Brake systems of motor vehicles today are generally designed as hydraulic brake systems. In such systems, a brake master cylinder is provided, in which a pressure is generated in a pressure chamber filled with brake fluid by displacement of a piston connected to a brake pedal. The pressure is passed, by means of hydraulic lines, to at least one wheel brake cylinder. The wheel brake cylinder brings, for example, brake linings mounted on brake pads in contact with a brake drum or a brake disk as a result of the pressure of the brake fluid. This enables the braking force acting on the wheel connected to the brake drum or brake disk to be regulated by operating the brake master cylinder. The brake master cylinder is thereby normally operated by using the brake pedal, wherein a braking force booster can be connected to the piston rod of the brake master cylinder for boosting the braking force. The brake master cylinder is generally designed as a tandem brake master cylinder, which comprises two pressure chambers for applying pressure to two independent brake circuits. The two brake circuits can each act upon all wheels of the motor vehicle, but also can, for example, be divided between the individual wheels such that one of the brake circuits acts on the front wheels and the other on the rear wheels.

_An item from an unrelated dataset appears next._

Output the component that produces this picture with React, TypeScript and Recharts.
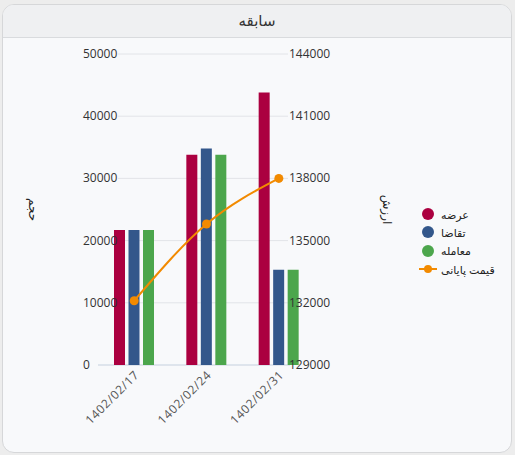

Because of the importance of the brake system for the safety of the motor vehicle, it is important to recognize possible fault conditions of the brake system, automatically if possible. One such fault condition is the presence of undissolved gas in the brake fluid, e.g., in the form of air bubbles. The presence of air bubbles in the brake fluid restricts the operability of the brake and the maximum achievable brake fluid pressure. That is, air in the brake system impairs the pedal feel and limits the maximum output pressure. Another fault condition is a rearward displacement of a piston of a wheel brake cylinder (also known as piston knock back). The pedal travel necessary for generating a braking effect is greatly increased by this, which is hardly controllable by the driver. That is, piston knock back increases the amount of pedal travel required to achieve deceleration, which is very hard for the driver to control. Finally, a third fault condition is a failure of a brake circuit. The achievable braking effect is likewise greatly reduced by this, which has to be taken into account as early as during the design of the brake circuit. In particular, loss of one circuit is the limiting factor for brake system sizing for a front rear split brake system. These three phenomena have a strong interaction which makes them difficult to distinguish from one another. For this reason, known brake systems do not provide sufficiently reliable detection of all the fault conditions described above.
With this in mind, the object of the present disclosure is to provide a method for the detection of a fault condition of a hydraulic brake system of a motor vehicle and a hydraulic brake system for a motor vehicle, wherein the disadvantages mentioned above are avoided.